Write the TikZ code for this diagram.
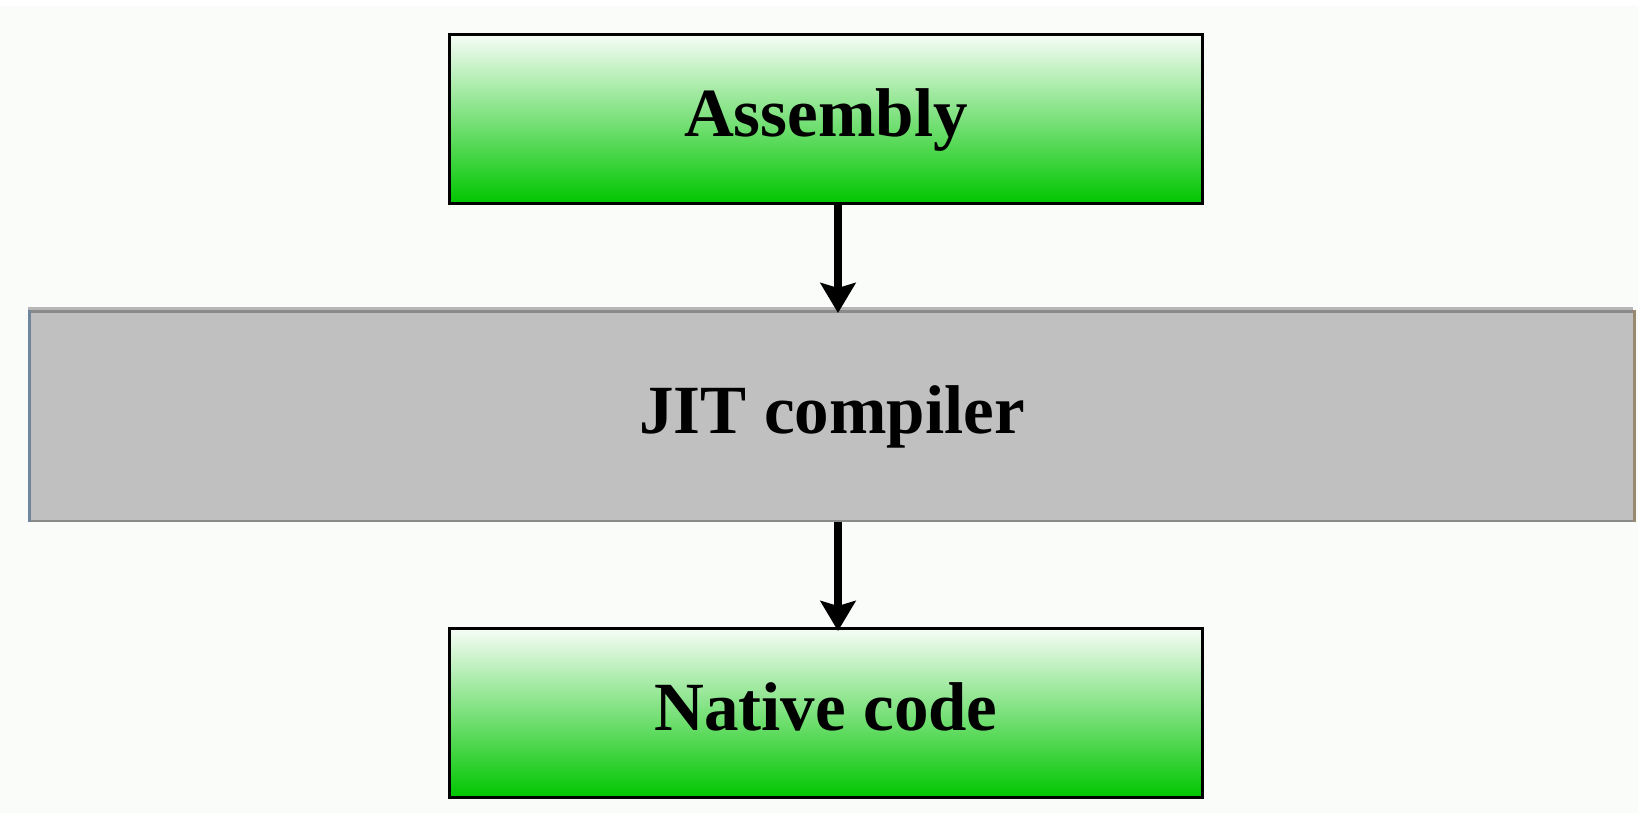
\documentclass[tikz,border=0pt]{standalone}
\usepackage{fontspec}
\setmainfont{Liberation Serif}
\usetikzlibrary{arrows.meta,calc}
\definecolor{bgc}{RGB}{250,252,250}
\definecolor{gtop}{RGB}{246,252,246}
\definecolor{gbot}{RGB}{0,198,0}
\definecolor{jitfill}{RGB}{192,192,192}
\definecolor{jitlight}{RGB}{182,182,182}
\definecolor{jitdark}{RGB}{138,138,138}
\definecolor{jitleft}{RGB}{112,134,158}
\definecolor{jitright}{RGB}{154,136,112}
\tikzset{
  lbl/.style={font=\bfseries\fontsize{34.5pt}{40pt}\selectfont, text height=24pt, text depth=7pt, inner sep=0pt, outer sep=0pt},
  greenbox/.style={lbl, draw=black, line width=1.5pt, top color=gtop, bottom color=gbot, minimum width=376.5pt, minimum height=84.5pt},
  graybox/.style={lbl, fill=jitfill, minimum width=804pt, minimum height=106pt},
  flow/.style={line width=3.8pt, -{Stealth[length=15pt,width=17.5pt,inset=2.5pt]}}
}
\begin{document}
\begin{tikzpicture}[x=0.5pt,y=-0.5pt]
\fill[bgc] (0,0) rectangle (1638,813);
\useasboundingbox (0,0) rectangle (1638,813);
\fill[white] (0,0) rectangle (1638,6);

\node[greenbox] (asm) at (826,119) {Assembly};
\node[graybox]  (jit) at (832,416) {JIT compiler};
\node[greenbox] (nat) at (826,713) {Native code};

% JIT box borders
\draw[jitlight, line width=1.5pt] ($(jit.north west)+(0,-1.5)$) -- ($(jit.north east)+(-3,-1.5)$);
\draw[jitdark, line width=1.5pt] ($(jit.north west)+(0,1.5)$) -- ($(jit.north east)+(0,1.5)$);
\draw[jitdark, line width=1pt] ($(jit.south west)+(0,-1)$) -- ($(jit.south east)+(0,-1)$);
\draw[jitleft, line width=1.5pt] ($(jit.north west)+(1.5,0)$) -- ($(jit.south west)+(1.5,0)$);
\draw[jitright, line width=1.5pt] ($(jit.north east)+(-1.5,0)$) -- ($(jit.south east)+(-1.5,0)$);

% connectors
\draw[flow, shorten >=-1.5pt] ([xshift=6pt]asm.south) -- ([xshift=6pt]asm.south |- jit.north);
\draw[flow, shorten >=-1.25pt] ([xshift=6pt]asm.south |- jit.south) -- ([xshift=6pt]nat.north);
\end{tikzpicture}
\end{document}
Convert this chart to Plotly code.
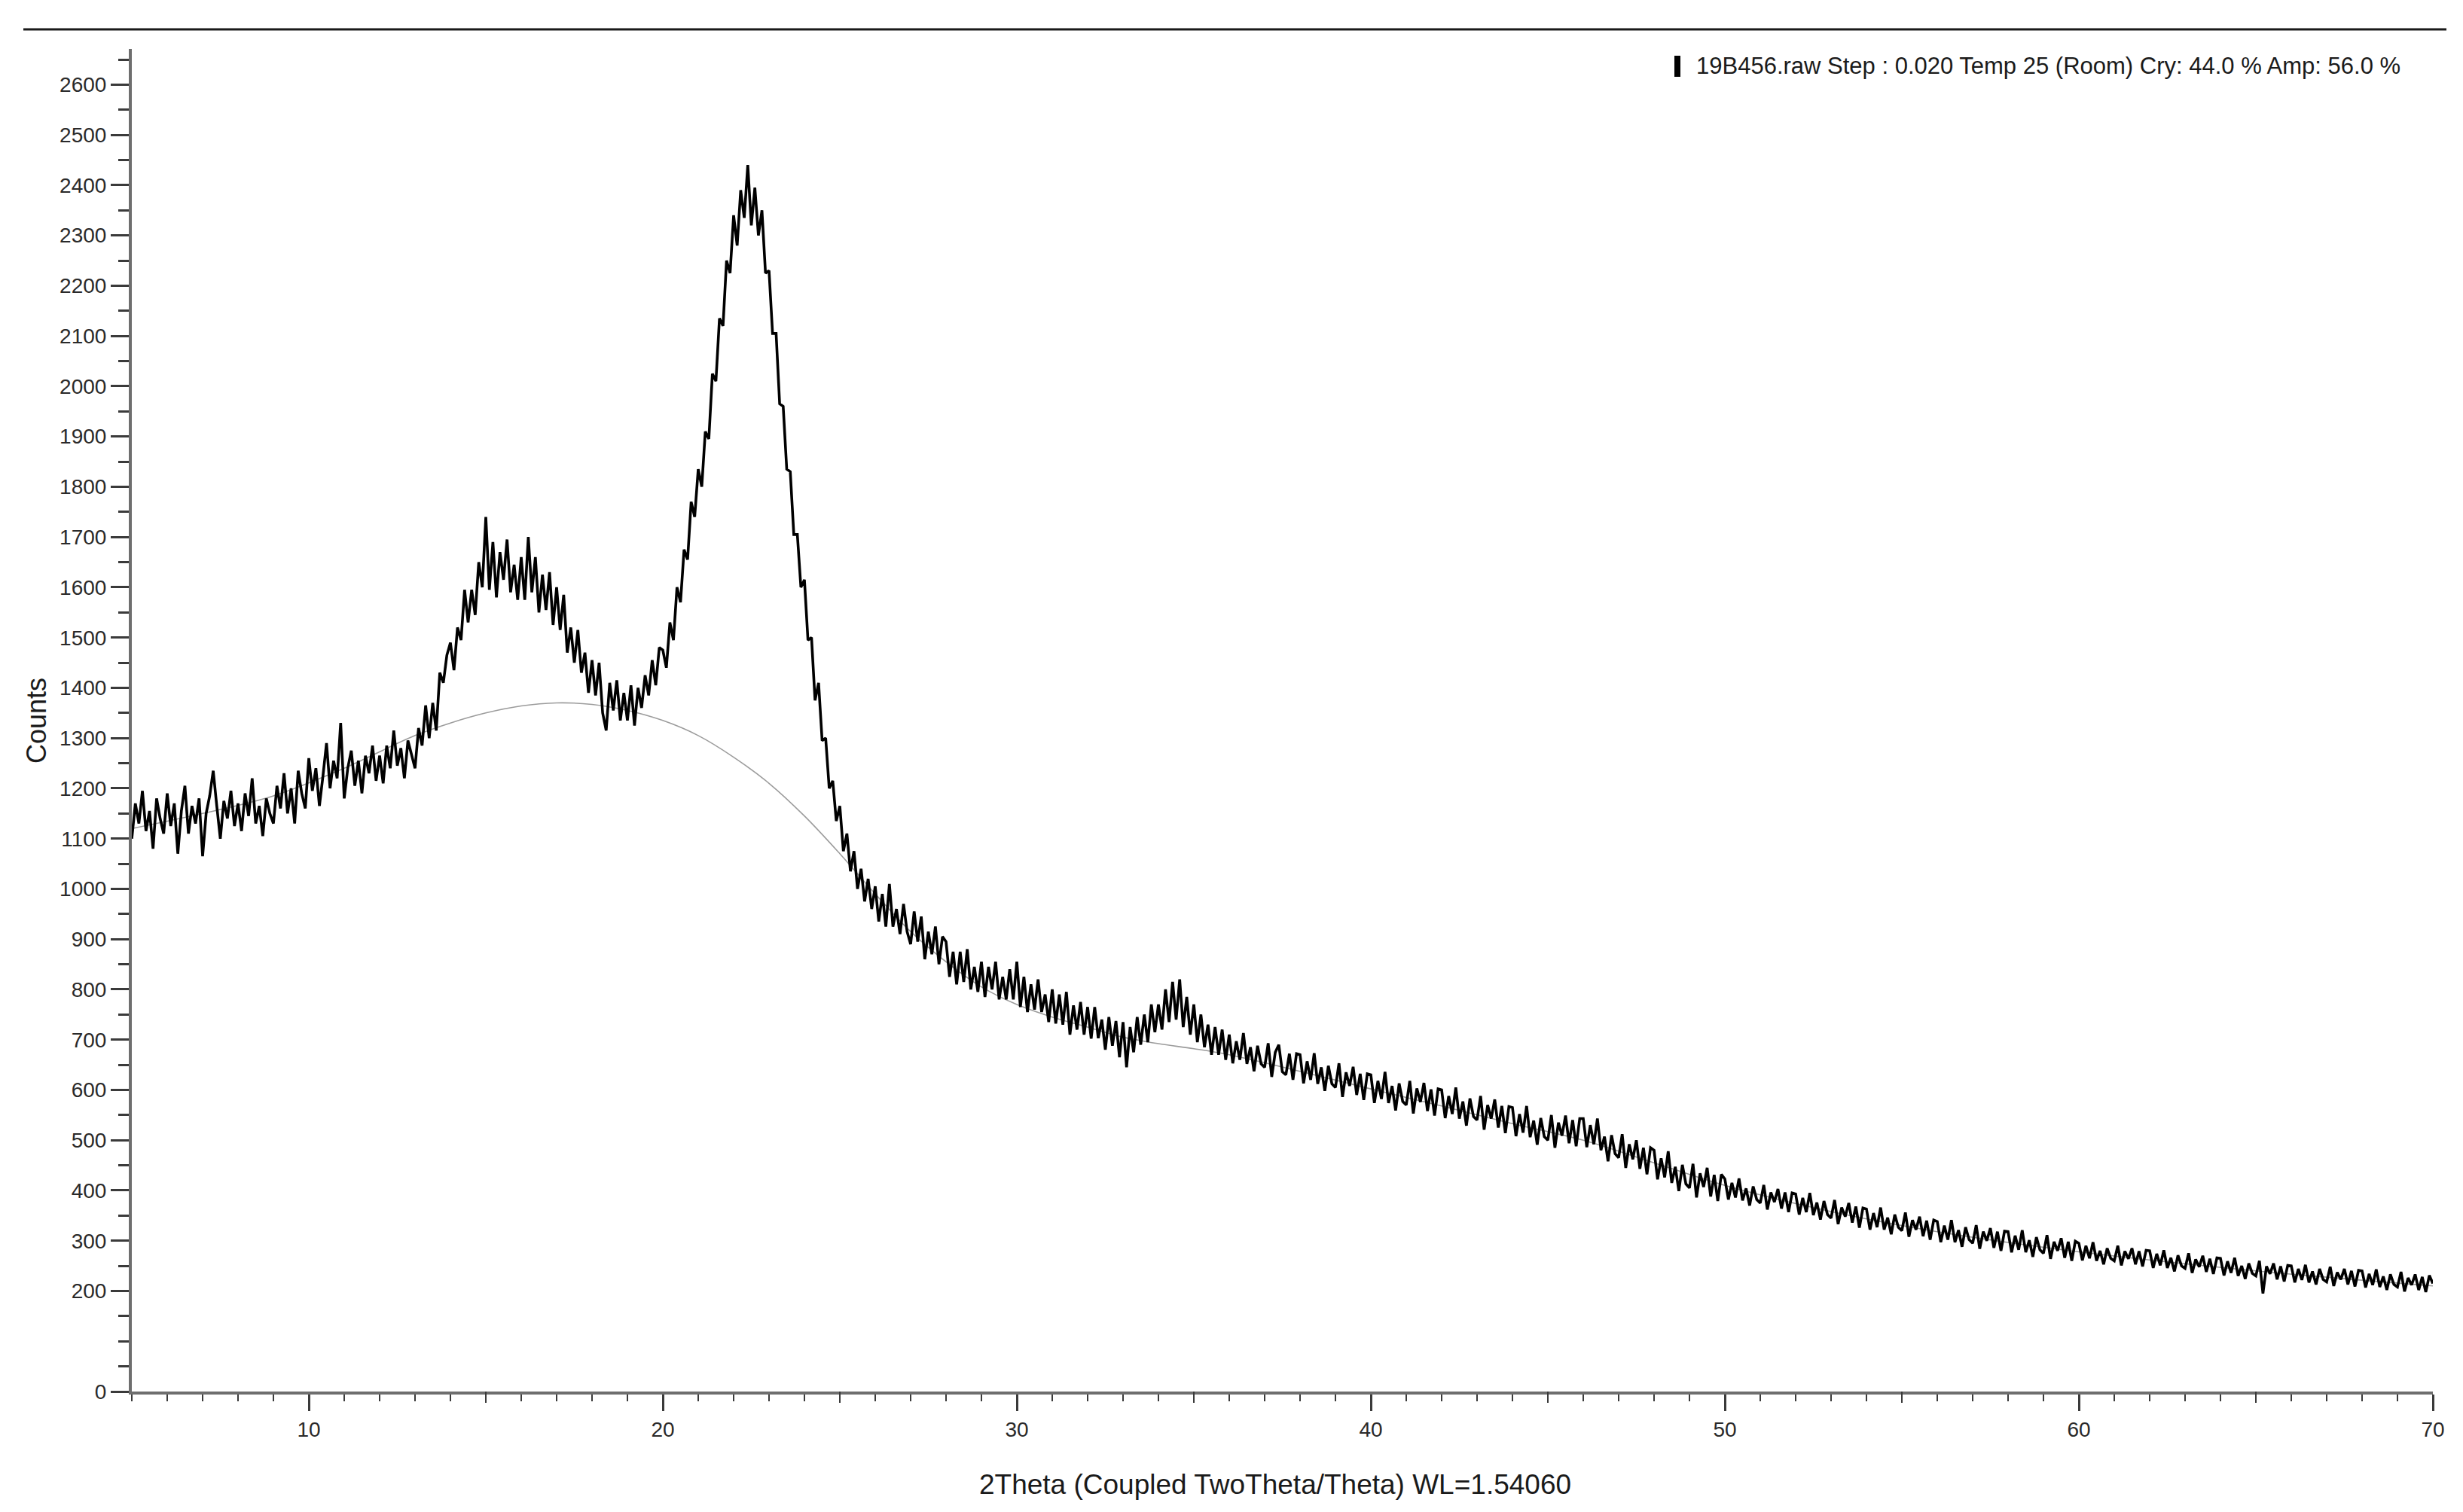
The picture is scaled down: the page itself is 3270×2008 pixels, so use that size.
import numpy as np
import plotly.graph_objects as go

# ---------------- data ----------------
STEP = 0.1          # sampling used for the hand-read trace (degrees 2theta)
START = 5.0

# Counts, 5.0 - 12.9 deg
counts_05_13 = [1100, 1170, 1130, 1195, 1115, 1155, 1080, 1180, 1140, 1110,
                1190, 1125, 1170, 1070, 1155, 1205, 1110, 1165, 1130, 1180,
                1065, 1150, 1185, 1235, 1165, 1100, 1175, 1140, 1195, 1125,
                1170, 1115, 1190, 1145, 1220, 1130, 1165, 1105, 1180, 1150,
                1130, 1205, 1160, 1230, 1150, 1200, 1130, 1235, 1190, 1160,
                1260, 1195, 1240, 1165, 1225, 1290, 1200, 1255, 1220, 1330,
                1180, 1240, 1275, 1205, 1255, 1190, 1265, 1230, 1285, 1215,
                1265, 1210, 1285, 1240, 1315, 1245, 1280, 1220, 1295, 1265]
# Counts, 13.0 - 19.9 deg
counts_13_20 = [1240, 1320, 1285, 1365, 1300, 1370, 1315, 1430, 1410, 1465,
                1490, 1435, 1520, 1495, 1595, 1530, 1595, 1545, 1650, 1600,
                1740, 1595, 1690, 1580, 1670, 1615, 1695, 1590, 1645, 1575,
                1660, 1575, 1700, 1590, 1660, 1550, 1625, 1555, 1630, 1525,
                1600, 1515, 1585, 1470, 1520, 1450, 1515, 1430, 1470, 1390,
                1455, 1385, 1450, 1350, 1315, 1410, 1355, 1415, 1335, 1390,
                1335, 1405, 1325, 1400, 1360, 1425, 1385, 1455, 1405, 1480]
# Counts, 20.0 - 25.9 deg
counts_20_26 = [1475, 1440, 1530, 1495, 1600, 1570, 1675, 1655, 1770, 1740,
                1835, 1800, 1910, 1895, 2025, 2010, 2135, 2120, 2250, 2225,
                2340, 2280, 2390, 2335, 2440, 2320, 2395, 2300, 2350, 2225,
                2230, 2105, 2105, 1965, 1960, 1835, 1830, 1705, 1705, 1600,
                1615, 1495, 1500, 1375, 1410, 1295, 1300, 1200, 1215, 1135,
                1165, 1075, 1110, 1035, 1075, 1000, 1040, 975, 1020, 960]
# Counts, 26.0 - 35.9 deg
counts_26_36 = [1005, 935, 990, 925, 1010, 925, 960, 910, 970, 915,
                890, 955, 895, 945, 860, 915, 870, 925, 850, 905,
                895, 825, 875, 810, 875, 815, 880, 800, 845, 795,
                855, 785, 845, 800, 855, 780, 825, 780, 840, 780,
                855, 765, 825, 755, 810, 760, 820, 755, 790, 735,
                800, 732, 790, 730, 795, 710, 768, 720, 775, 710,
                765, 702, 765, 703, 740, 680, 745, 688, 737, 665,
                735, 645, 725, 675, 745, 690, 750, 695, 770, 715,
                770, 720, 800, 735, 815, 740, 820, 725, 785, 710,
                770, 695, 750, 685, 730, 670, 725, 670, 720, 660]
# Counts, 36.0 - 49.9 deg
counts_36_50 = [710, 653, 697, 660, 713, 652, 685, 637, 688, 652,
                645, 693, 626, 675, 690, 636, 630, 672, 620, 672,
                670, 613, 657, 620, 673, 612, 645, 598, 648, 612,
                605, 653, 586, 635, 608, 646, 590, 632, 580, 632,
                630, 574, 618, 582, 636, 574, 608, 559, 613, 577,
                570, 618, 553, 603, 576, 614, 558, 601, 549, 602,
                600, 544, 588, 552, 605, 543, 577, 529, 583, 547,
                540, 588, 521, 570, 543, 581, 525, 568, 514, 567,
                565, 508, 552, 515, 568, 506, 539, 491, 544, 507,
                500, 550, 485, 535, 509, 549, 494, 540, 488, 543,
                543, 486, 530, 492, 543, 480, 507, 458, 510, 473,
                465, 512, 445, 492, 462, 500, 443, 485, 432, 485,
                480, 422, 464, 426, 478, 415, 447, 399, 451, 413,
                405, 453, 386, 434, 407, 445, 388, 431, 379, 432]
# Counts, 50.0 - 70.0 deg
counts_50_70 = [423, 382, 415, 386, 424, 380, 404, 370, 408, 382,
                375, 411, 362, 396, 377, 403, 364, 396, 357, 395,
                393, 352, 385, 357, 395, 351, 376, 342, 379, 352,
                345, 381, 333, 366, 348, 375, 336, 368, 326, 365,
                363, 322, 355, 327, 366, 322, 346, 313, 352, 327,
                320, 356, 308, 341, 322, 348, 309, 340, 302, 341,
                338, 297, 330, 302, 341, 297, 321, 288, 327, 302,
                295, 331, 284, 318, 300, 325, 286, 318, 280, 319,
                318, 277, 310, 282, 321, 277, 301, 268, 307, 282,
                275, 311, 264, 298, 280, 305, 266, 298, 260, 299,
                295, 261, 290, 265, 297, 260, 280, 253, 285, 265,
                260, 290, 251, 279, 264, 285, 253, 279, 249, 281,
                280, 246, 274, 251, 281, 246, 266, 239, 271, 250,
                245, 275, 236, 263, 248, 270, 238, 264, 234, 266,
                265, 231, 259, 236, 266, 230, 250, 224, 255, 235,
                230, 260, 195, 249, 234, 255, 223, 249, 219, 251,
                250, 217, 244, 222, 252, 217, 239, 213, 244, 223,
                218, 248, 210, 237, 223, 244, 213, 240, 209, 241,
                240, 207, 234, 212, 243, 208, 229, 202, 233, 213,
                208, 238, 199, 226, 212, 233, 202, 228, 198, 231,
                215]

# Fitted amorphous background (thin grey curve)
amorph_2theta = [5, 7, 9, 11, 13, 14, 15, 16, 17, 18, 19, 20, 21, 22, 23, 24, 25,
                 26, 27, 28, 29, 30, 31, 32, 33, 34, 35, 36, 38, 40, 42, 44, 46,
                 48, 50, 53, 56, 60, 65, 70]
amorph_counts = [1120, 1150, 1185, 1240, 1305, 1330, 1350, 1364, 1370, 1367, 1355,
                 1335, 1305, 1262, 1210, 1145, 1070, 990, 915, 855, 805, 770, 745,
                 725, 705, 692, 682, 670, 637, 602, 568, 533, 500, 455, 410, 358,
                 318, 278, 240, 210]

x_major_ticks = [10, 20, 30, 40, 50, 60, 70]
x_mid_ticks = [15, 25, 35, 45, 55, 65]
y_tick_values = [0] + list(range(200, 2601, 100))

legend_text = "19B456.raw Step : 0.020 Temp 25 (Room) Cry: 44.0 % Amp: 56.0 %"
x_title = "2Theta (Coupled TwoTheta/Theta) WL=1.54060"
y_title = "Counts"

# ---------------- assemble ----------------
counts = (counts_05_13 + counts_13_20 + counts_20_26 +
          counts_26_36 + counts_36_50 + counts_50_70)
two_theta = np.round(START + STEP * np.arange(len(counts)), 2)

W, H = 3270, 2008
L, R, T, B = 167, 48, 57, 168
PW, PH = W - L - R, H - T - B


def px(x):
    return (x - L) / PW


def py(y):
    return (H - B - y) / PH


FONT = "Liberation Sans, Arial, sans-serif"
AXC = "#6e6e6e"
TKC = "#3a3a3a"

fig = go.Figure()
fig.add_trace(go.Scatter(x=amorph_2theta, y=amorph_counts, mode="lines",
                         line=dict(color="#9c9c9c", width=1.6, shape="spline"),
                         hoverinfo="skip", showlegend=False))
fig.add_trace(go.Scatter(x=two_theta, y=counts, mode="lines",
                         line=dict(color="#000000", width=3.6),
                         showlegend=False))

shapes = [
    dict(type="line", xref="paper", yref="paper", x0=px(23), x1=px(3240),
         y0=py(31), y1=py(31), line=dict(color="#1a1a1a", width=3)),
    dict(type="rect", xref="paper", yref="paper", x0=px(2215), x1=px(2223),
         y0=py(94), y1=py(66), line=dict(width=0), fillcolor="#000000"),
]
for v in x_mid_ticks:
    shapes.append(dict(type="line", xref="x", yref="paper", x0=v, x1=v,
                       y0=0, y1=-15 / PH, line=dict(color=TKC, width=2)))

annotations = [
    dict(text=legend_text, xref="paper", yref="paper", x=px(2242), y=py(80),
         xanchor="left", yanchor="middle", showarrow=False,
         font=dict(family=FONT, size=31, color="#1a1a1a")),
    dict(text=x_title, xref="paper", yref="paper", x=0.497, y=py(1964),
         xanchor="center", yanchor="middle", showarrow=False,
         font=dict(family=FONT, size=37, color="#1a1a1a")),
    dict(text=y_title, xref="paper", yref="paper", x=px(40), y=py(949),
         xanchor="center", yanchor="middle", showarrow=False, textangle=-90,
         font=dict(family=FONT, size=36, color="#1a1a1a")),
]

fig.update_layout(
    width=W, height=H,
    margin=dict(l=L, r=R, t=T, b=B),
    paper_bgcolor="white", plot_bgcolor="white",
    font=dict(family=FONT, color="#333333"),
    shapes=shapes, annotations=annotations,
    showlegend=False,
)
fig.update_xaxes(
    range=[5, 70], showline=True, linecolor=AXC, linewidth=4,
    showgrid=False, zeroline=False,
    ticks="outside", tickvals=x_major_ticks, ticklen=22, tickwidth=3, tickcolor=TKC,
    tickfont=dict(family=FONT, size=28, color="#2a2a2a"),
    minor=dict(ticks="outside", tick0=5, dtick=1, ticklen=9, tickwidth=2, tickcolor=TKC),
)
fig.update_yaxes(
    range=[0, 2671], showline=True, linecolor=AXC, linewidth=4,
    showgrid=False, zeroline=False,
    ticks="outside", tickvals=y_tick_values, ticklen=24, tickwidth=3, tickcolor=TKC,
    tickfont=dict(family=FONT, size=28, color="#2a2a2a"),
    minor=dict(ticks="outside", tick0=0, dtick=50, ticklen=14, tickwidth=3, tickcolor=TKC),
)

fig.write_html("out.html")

Task directions:
Look above for the line with "Convert this chart to Plotly code." and the line with "START = 5.0"; set down those two lines and all lines between them exactly, without pictures and without anything else.

Written solution:
Convert this chart to Plotly code.
The picture is scaled down: the page itself is 3270×2008 pixels, so use that size.
import numpy as np
import plotly.graph_objects as go

# ---------------- data ----------------
STEP = 0.1          # sampling used for the hand-read trace (degrees 2theta)
START = 5.0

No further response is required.